— begin Supplied information —

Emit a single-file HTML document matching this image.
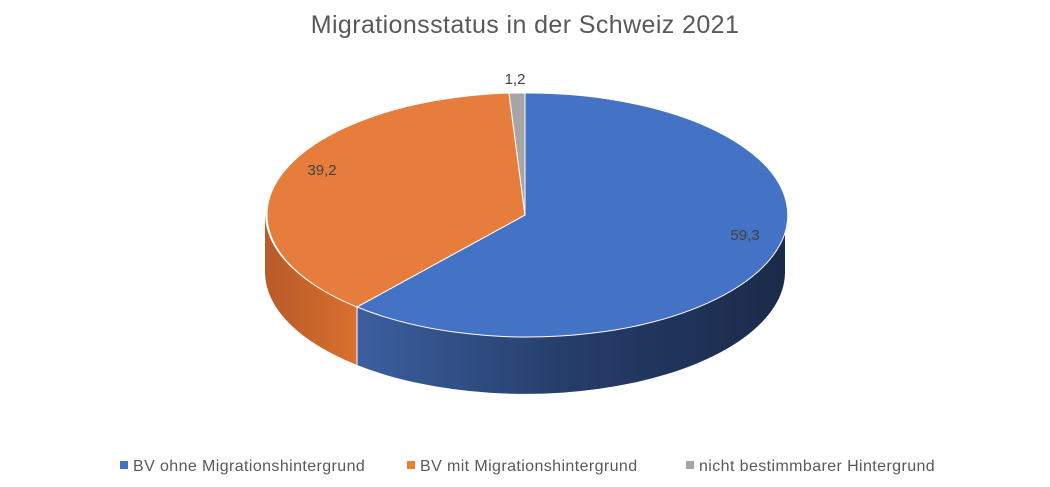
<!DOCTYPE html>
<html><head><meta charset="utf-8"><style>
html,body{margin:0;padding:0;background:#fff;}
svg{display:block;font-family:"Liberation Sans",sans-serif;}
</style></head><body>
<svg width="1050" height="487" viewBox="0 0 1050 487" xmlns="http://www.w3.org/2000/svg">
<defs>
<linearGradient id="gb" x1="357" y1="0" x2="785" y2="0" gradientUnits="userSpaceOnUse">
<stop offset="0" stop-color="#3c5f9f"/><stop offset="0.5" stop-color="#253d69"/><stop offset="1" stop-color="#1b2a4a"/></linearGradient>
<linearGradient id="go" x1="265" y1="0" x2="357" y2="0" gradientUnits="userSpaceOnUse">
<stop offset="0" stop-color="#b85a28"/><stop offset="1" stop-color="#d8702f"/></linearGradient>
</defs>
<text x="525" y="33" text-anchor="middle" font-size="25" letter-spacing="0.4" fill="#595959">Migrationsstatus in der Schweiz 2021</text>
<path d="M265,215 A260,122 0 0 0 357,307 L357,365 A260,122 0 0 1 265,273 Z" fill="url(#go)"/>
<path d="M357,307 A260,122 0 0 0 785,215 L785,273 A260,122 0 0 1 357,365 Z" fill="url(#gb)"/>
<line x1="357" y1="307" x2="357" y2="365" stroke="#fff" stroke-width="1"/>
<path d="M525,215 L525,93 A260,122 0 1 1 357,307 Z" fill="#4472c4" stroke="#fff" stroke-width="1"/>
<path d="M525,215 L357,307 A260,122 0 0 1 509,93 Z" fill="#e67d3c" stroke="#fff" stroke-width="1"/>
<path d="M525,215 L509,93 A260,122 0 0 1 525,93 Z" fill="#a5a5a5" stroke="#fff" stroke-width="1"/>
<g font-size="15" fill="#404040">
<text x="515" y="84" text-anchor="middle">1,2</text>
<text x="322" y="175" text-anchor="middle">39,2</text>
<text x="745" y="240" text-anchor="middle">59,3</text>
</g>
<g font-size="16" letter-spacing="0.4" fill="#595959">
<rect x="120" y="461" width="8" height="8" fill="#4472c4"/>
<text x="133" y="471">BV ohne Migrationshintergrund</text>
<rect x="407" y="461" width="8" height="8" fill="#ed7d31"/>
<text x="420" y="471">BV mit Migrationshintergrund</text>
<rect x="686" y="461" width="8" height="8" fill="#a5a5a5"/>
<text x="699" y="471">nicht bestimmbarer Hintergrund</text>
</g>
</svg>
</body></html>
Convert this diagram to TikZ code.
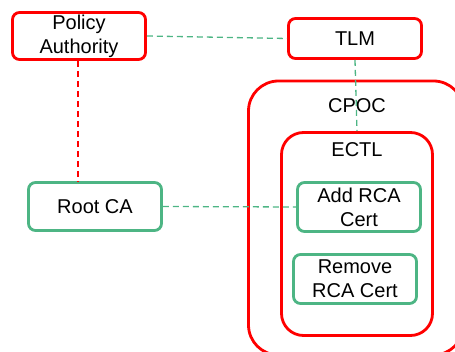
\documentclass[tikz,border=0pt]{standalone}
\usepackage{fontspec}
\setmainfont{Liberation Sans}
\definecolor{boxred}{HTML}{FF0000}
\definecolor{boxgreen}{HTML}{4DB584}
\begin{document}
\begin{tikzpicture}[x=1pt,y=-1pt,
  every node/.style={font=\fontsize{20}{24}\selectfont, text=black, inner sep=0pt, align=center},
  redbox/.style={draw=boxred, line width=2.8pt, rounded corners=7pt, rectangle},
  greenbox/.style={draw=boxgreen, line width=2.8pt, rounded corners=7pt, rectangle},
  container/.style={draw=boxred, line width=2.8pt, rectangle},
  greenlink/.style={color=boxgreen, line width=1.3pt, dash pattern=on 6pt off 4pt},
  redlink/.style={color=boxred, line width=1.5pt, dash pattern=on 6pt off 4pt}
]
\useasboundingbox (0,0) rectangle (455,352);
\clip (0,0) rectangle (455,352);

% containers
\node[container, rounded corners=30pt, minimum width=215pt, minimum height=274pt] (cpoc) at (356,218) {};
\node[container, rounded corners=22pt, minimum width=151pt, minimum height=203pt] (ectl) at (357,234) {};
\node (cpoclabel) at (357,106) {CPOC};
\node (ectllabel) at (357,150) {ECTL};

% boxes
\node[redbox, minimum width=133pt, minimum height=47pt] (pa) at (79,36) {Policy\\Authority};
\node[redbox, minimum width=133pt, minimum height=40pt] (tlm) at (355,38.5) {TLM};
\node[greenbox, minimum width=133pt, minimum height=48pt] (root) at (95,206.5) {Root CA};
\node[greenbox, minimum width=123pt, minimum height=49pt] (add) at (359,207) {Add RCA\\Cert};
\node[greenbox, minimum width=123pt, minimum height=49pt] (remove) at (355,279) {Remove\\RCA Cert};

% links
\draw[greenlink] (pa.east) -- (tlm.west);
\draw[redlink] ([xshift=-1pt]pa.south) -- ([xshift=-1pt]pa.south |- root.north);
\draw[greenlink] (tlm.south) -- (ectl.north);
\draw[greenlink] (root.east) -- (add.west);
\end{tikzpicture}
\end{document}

— end Supplied information —
— begin Supplied information —

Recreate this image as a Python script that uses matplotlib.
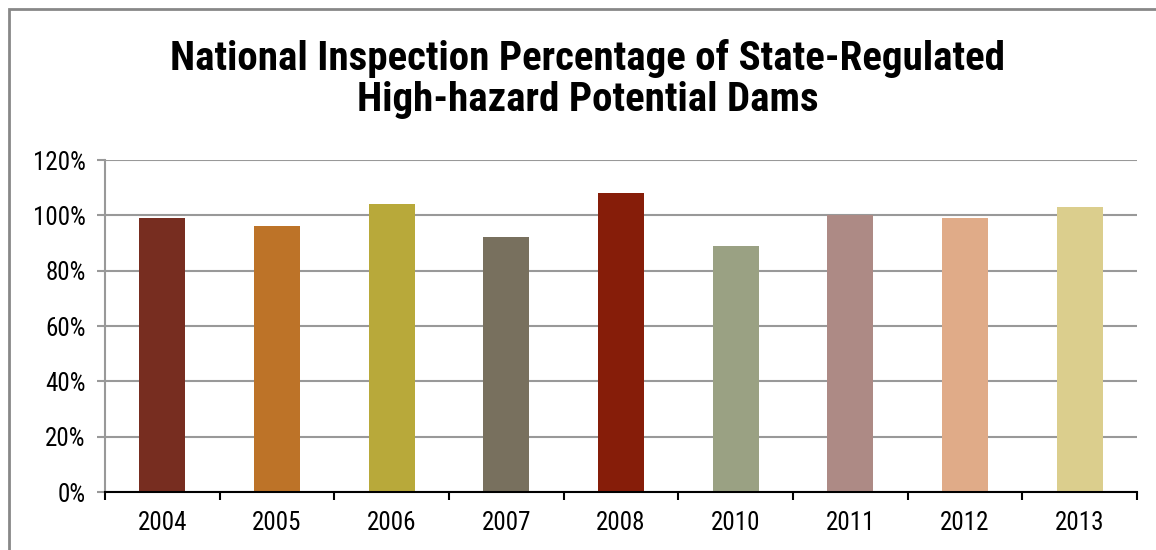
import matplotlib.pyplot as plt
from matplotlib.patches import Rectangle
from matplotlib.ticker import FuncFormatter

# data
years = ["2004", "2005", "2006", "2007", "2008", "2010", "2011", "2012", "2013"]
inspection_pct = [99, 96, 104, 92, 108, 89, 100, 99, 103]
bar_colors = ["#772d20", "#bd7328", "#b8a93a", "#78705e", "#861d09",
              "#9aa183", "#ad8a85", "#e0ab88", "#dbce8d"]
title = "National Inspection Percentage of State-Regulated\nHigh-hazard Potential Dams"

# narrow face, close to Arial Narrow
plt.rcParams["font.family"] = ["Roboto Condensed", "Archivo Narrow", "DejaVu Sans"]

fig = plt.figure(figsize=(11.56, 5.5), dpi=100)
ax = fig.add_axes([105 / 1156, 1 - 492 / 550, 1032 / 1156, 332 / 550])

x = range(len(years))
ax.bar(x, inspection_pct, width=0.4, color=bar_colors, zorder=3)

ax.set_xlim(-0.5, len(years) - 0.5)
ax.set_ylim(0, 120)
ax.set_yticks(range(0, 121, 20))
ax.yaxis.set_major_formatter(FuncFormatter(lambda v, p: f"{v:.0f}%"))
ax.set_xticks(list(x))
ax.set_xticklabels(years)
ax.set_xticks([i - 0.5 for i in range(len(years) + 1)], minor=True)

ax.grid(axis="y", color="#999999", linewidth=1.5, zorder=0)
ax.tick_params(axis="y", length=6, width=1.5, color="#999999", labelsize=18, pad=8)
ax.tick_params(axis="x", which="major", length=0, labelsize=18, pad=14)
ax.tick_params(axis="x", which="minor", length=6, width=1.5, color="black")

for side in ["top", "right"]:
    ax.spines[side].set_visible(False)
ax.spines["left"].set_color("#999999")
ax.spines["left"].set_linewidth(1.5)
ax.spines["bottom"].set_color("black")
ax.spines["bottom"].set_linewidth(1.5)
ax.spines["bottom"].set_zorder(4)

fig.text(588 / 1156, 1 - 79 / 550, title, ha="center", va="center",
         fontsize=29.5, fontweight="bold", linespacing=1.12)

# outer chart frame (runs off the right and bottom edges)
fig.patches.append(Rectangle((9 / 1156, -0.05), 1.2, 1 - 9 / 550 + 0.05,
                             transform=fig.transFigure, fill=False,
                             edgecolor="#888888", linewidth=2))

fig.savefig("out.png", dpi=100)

— end Supplied information —

The task: Each line that holds the string "this" counts once; give the total and nothing else.

Response: 3